Plaintiff Kyler Moje (“Moje”) filed suit against the Federal Hockey League (“FHL” or  “League”), the National Casualty Company (“National Casualty”) and the David Agency Insurance (“David Agency”) seeking a declaratory judgment regarding coverage under an insurance policy between the League and National Casualty brokered by the David Agency.  Moje alleged that the David Agency failed to procure insurance that the League requested in order to insure its players for the type of injuries sustained by Moje.

Moje was a Danville Dasher hockey player, blinded by an opposing player who poked him in the eye with his stick. In the underlying action, Moje filed suit against the FHL and Oakley Inc. (“Oakley”).  Oakley made Moje’s protective visor. Oakley settled, but the FHL failed to answer the complaint and a default judgment of $800,000 was entered against it.  The FHL attempted to have the default judgment vacated based on its attorney’s tardiness, but the Seventh Circuit declined.

FHL’s insurer, National Casualty, refused to pay the default judgment.  Moje then filed the instant suit.  Moje alleged that David Agency, FHL’s broker, mislead the League to believe that the policy covered injuries such as his. David Agency sought to be dismissed.

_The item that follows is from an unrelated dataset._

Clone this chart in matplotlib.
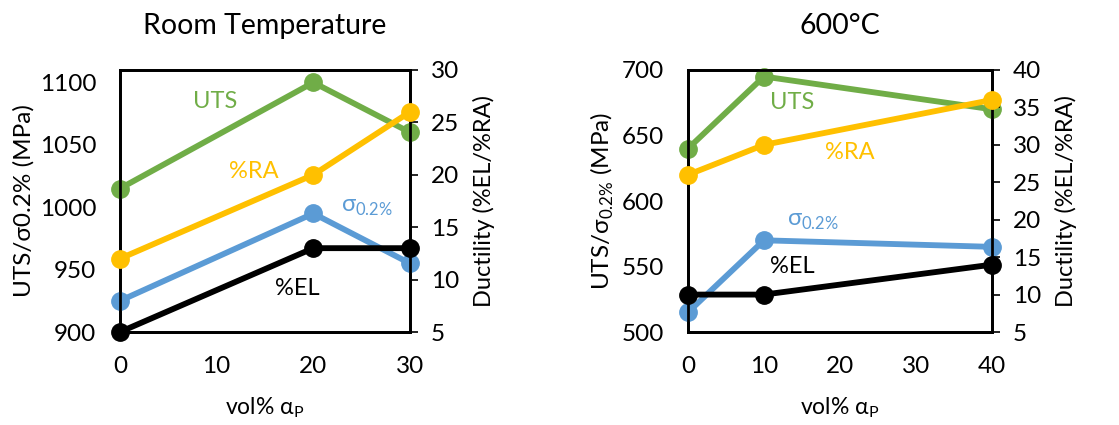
import matplotlib
matplotlib.use('Agg')
import matplotlib.pyplot as plt

plt.rcParams['font.family'] = ['Lato', 'DejaVu Sans']
plt.rcParams['mathtext.fontset'] = 'custom'
plt.rcParams['mathtext.rm'] = 'Lato'

green = '#70AD47'
yellow = '#FFC000'
blue = '#5B9BD5'
black = '#000000'

# room temperature
rt_x = [0, 20, 30]
rt_uts = [1015, 1100, 1060]
rt_ys = [925, 995, 955]
rt_ra = [12, 20, 26]
rt_el = [5, 13, 13]

# 600 C
ht_x = [0, 10, 40]
ht_uts = [640, 695, 670]
ht_ys = [515, 570, 565]
ht_ra = [26, 30, 36]
ht_el = [10, 10, 14]

fig = plt.figure(figsize=(11.19, 4.25), dpi=100)
ax_a = fig.add_axes([0.1072, 0.2188, 0.2592, 0.6165])
ax_b = fig.add_axes([0.6148, 0.2188, 0.2717, 0.6165])

line_kw = dict(lw=4.2, marker='o', ms=12.5, clip_on=False)


def panel(ax, x, uts, ys, ra, el, xlim, xticks, ylim, yticks, dlim, dticks,
          title, ylabel, labels):
    ax.plot(x, uts, color=green, zorder=3, **line_kw)
    ax.plot(x, ys, color=blue, zorder=3, **line_kw)
    ax.set_xlim(*xlim)
    ax.set_ylim(*ylim)
    ax.set_xticks(xticks)
    ax.set_yticks(yticks)
    ax.tick_params(axis='both', length=0, labelsize=17.5, pad=17)
    ax.set_title(title, fontsize=20.5, pad=26)
    ax.set_xlabel(r'vol% α$_{\mathregular{P}}$', fontsize=16.5, labelpad=13)
    ax.set_ylabel(ylabel, fontsize=17.5, labelpad=4)

    ax2 = ax.twinx()
    ax2.plot(x, ra, color=yellow, zorder=3, **line_kw)
    ax2.plot(x, el, color=black, zorder=3, **line_kw)
    ax2.set_ylim(*dlim)
    ax2.set_yticks(dticks)
    ax2.tick_params(axis='y', length=6, width=1.2, labelsize=17.5, pad=9)
    ax2.set_ylabel('Ductility (%EL/%RA)', fontsize=17, labelpad=10)

    for a in (ax, ax2):
        for s in a.spines.values():
            s.set_linewidth(2)

    for txt, tx, ty, col in labels:
        ax2.text(tx, ty, txt, color=col, fontsize=17, ha='center', va='center',
                 transform=ax.transData, zorder=5)


panel(ax_a, rt_x, rt_uts, rt_ys, rt_ra, rt_el,
      (0, 30), [0, 10, 20, 30], (900, 1110), [900, 950, 1000, 1050, 1100],
      (5, 30), [5, 10, 15, 20, 25, 30],
      'Room Temperature', 'UTS/σ0.2% (MPa)',
      [('UTS', 9.8, 1085, green),
       ('%RA', 13.8, 1029, yellow),
       (r'σ$_{\mathregular{0.2\%}}$', 25.5, 1000, blue),
       ('%EL', 18.3, 935, black)])

panel(ax_b, ht_x, ht_uts, ht_ys, ht_ra, ht_el,
      (0, 40), [0, 10, 20, 30, 40], (500, 700), [500, 550, 600, 650, 700],
      (5, 40), [5, 10, 15, 20, 25, 30, 35, 40],
      '600°C', r'UTS/σ$_{\mathregular{0.2\%}}$ (MPa)',
      [('UTS', 13.7, 675, green),
       ('%RA', 21.3, 637, yellow),
       (r'σ$_{\mathregular{0.2\%}}$', 16.5, 584, blue),
       ('%EL', 13.7, 550, black)])

fig.savefig('out.png', dpi=100)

The court found that Moje could sustain a declaratory judgment action against David Agency to determine its liability for negligence, because there was an actual controversy between Moje and David Agency.  In denying the motion, U.S. District Judge Joan Gottschall reasoned that “(A)n insurance producer’s duty to exercise ordinary care and skill in renewing, procuring, binding, or placing the coverage requested by the insured or proposed insured extends to a foreseeable plaintiff, like Moje, harmed by the insured’s tortious conduct.” “As soon as National Casualty denied coverage, Moje and the David Agency were placed at odds with one another. Although Moje could have brought an ordinary negligence claim, a declaratory judgment claim is not defeated by the ‘existence of another adequate remedy’ (citation omitted).  Further, inclusion of the David Agency in this suit will allow this Court to determine the potential liabilities of all parties together and avoid inconsistent results since both National Casualty’s and the David Agency’s potential liability depend on the coverage of the insurance policy. Therefore, a declaratory judgment action is appropriate.”

The court reasoned that Moje had plead sufficient facts to sustain the declaratory judgment action by alleging that David Agency was the producer of the insurance policy between the League and National Casualty and the League had requested David Agency to be insured against the type of loss sustained by Moje. “The League’s request to be covered for the type of injury sustained by Moje may be specific enough to trigger the David Agency’s duty to exercise ordinary care and skill to obtain the coverage requested by the League. Moje will need to prove with more specificity whether such request was actually made, and whether it was sufficient to trigger the David Agency’s duty. At this stage, however, Moje has sufficiently alleged that the David Agency had a duty to exercise ordinary care towards him.”  Moje v. Federal Hockey League LLC et al., Case No. 1:15-cv-08929 (N.D. Ill. _____, 2016).